Exercise aim - Separate out the lines that hold "matplotlib".

Data lines -

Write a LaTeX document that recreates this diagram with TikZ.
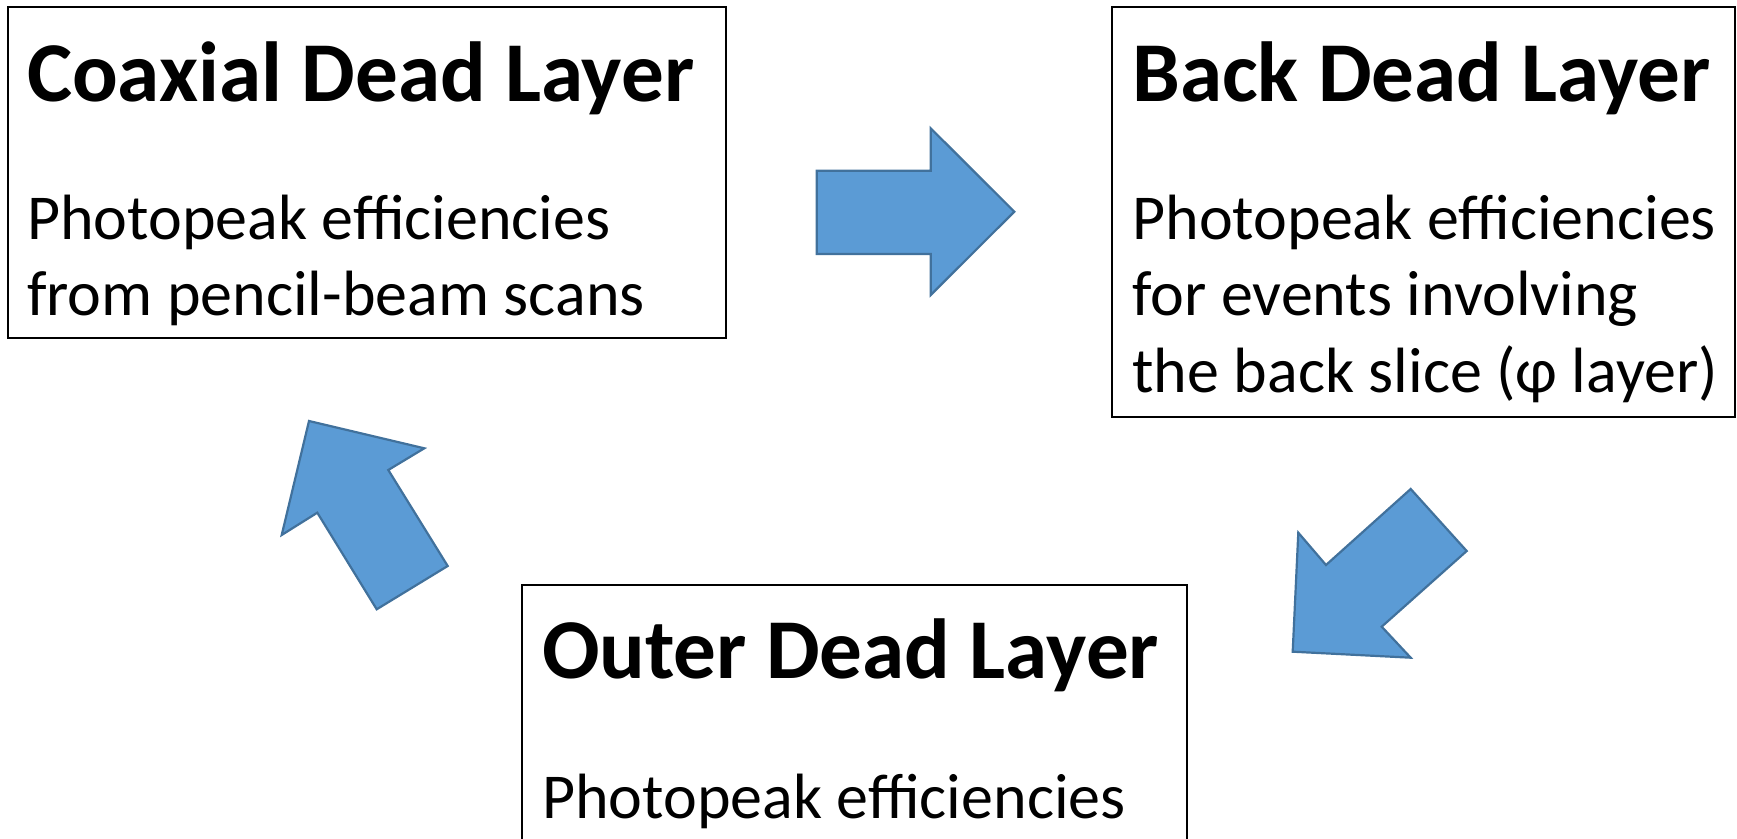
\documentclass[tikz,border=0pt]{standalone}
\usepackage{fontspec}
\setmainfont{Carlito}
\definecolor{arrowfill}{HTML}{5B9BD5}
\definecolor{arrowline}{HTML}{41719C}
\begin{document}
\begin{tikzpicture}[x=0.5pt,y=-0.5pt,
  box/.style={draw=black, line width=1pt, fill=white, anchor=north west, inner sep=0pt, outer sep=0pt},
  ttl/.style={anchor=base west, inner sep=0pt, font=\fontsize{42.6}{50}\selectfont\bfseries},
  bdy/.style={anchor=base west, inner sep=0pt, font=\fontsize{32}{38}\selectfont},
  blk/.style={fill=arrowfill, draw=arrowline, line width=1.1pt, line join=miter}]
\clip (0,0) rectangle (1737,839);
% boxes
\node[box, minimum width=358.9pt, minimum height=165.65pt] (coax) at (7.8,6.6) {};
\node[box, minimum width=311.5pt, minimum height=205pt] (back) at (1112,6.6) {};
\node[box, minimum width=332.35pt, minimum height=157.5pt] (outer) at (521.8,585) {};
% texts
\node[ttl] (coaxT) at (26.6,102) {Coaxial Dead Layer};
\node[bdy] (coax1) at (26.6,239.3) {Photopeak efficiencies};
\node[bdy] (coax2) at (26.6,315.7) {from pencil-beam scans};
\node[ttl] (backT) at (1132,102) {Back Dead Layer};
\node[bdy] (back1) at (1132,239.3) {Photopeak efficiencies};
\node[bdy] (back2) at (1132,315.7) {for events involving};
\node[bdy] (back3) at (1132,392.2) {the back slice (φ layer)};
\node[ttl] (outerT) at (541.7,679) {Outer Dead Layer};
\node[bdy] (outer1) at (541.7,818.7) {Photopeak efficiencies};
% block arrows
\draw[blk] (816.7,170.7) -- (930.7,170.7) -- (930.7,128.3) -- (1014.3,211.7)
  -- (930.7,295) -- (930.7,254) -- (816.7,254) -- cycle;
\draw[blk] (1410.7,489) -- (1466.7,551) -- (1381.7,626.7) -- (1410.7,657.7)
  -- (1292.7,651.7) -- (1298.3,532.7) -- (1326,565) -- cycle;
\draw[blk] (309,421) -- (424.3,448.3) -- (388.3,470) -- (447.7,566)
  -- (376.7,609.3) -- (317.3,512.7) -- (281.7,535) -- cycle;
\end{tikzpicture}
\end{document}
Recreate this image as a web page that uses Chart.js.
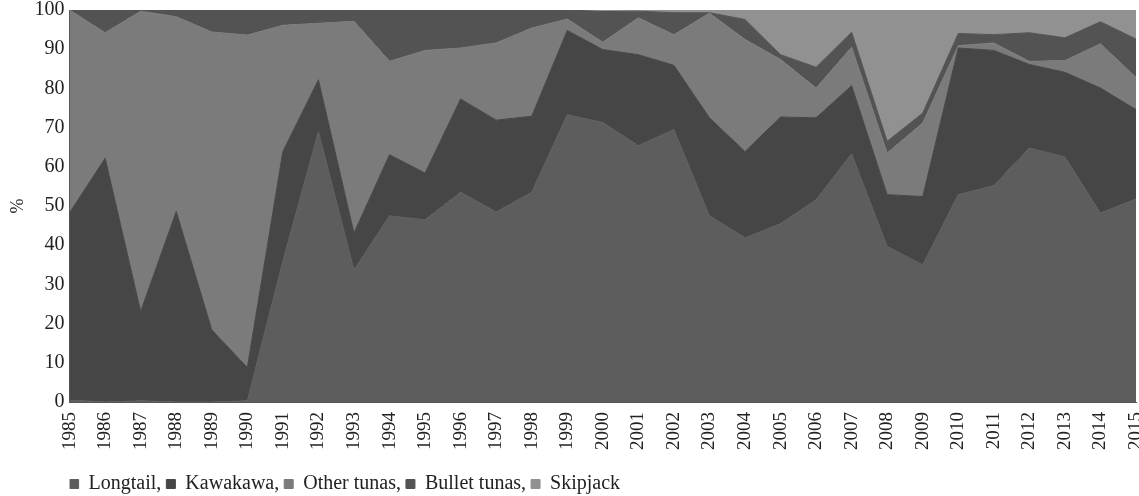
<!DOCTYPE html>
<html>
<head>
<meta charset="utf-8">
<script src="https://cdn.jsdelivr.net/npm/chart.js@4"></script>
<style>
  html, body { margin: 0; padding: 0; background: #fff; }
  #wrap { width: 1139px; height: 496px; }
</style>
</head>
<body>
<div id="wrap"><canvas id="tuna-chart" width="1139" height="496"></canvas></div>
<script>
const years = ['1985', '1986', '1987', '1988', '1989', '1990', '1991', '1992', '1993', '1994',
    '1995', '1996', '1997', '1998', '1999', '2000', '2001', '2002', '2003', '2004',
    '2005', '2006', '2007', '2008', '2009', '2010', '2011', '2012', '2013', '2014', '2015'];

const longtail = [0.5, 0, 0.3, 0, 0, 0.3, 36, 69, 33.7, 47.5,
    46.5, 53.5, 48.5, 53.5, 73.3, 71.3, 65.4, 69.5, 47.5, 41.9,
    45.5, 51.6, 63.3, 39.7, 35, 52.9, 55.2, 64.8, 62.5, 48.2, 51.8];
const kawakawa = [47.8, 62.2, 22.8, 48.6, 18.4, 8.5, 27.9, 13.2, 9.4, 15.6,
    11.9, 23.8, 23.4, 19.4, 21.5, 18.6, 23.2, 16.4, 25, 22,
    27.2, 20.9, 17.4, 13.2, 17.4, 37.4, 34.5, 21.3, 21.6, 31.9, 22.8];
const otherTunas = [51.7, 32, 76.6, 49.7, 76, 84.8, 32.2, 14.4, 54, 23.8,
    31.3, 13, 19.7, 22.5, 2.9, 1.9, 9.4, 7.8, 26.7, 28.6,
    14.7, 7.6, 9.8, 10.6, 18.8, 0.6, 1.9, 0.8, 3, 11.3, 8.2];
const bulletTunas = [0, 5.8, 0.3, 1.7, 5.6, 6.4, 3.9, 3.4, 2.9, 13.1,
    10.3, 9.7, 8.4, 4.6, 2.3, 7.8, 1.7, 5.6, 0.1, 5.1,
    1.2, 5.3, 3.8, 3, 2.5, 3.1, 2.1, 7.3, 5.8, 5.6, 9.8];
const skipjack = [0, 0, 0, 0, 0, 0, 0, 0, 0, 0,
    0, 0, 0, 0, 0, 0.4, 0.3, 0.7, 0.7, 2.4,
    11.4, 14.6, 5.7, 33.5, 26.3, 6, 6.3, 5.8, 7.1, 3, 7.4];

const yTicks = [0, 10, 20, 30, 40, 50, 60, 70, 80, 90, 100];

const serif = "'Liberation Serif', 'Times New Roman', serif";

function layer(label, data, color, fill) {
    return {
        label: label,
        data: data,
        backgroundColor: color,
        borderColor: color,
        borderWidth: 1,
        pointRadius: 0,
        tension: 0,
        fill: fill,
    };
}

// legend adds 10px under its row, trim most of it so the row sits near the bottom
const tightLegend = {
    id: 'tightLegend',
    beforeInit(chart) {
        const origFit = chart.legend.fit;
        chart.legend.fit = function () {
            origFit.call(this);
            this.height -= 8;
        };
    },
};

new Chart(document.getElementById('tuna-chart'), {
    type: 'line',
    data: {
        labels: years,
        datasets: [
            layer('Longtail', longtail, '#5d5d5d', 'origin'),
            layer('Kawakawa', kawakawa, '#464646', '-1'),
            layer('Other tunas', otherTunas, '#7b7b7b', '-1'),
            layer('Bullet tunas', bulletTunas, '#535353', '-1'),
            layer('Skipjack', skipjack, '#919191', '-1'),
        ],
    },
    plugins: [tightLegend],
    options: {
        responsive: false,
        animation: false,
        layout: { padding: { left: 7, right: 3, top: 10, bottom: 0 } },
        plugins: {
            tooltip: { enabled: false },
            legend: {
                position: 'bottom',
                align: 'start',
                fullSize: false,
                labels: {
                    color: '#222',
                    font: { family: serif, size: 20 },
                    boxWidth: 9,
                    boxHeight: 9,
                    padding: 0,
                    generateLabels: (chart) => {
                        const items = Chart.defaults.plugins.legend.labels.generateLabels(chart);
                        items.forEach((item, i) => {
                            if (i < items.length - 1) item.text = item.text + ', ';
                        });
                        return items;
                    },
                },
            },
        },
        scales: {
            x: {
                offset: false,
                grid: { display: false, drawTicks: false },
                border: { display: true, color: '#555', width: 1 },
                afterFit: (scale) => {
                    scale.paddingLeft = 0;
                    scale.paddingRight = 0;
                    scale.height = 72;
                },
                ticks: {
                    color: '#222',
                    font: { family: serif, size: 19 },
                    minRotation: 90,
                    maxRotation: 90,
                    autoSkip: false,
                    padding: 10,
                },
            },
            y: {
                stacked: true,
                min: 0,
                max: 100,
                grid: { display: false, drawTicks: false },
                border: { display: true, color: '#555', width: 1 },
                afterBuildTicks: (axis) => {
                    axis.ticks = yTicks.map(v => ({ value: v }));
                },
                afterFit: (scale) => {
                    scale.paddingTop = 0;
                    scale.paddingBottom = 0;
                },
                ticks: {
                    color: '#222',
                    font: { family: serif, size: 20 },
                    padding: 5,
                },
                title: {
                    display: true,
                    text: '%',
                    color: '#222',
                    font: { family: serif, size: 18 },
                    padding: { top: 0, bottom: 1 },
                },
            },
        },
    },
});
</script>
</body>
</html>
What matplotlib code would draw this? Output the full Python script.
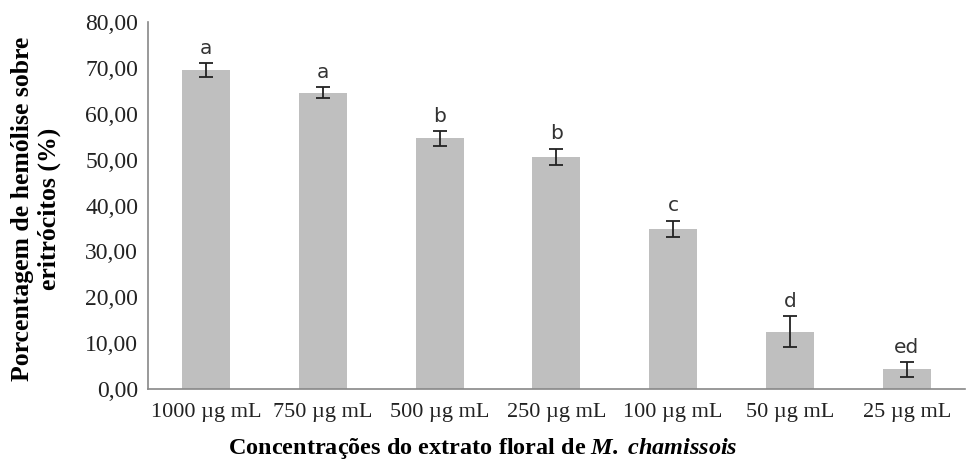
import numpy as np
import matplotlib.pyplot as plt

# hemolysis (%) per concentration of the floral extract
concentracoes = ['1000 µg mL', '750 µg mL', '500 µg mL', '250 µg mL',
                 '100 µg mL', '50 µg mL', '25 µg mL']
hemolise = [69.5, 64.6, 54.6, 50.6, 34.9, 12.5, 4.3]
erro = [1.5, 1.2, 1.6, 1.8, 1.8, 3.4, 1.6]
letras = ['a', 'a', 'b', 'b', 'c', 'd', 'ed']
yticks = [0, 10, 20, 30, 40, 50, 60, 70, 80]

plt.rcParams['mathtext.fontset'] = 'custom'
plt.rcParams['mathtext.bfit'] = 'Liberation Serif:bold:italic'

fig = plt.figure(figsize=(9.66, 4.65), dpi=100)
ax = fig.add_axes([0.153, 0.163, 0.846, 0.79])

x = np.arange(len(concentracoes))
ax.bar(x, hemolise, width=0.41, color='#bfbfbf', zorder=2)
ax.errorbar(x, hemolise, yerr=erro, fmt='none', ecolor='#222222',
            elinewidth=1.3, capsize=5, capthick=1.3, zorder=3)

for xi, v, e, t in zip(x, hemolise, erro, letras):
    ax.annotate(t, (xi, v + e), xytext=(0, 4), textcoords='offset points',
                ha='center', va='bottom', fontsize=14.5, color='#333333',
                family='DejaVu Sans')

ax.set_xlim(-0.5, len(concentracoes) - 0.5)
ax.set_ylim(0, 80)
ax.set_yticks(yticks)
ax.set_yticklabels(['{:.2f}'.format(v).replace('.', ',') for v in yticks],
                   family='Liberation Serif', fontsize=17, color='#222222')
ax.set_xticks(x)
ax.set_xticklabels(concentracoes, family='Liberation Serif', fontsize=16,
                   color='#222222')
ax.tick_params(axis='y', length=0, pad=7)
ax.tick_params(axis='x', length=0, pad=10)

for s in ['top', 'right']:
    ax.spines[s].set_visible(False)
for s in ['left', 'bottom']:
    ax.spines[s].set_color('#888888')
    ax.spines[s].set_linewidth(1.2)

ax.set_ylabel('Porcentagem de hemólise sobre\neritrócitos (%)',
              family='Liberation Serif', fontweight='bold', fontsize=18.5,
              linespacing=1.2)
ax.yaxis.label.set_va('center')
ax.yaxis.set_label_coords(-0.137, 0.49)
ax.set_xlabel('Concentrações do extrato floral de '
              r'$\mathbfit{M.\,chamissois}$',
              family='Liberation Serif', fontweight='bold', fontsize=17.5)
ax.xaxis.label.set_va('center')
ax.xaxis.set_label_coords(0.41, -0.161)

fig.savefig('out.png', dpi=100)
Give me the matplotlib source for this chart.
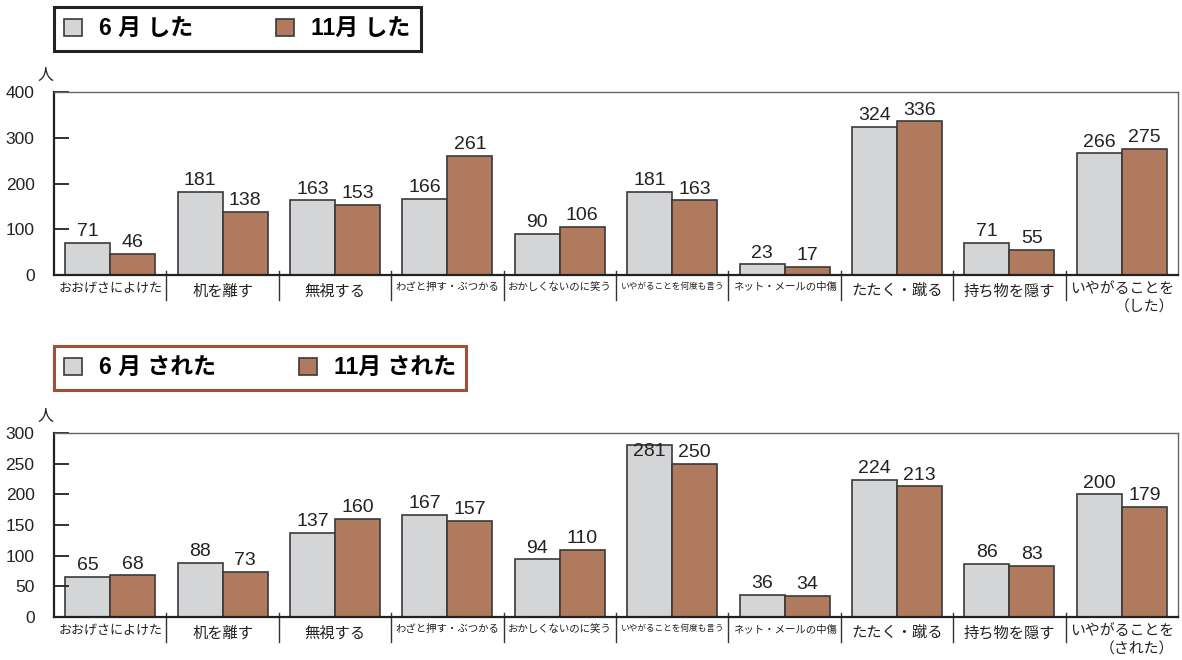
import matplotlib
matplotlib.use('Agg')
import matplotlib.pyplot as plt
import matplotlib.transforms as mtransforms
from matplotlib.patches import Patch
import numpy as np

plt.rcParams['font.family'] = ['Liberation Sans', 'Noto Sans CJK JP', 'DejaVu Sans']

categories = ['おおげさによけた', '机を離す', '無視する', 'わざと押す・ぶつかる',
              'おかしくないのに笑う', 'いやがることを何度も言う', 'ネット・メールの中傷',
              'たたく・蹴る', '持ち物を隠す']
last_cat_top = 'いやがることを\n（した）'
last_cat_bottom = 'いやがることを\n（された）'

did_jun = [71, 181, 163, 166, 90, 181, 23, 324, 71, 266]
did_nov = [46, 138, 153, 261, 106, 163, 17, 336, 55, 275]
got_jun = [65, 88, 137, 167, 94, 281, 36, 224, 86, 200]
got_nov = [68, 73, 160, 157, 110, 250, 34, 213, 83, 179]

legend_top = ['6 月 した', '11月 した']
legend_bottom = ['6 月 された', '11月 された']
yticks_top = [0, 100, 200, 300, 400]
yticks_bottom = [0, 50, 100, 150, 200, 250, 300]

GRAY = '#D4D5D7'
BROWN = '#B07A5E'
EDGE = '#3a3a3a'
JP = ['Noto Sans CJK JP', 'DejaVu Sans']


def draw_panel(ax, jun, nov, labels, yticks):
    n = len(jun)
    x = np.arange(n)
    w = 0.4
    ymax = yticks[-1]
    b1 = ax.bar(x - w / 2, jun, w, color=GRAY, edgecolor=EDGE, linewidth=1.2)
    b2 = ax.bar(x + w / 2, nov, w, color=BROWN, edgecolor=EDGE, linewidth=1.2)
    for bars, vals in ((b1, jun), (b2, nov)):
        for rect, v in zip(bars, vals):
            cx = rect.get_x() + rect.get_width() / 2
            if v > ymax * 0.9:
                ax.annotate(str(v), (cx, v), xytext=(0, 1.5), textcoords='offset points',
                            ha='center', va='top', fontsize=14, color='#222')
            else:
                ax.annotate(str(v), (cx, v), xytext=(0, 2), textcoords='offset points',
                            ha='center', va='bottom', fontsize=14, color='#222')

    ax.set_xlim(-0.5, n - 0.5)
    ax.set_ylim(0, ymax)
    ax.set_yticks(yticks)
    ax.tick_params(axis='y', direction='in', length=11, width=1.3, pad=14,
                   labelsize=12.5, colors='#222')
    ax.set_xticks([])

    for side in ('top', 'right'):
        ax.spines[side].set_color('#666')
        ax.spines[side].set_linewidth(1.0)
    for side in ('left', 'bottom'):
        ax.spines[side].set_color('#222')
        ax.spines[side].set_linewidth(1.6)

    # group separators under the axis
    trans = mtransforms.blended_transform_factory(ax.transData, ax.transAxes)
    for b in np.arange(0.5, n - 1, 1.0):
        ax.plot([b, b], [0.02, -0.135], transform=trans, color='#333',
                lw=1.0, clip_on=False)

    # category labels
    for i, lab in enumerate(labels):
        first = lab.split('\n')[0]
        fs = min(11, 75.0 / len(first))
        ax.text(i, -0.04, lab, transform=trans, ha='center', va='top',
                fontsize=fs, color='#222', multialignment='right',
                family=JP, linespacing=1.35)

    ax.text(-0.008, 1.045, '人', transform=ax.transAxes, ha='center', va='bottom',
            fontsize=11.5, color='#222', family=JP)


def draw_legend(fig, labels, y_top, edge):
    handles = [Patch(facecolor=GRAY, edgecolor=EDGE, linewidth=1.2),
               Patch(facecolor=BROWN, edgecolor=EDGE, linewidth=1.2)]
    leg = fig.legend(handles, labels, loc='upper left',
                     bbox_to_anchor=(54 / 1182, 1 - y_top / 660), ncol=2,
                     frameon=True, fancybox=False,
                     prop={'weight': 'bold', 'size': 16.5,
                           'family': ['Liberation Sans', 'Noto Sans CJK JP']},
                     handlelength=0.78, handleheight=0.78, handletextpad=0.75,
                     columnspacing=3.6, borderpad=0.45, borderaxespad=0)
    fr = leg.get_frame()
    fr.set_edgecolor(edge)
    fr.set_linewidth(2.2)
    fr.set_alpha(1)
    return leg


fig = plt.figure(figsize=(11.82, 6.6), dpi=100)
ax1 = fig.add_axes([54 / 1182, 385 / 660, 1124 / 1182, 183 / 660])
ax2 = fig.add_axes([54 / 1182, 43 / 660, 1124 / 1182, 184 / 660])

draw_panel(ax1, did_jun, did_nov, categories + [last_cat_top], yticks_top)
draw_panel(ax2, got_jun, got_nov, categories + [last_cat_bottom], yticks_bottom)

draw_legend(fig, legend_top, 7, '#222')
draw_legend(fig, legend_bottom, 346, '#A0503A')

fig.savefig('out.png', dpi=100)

Solution to this task -
What matplotlib code would draw this? Output the full Python script.
import matplotlib.pyplot as plt
Give me the matplotlib source for this chart.
import matplotlib
matplotlib.use('Agg')
import matplotlib.pyplot as plt
import matplotlib.transforms as mtransforms
from matplotlib.patches import Patch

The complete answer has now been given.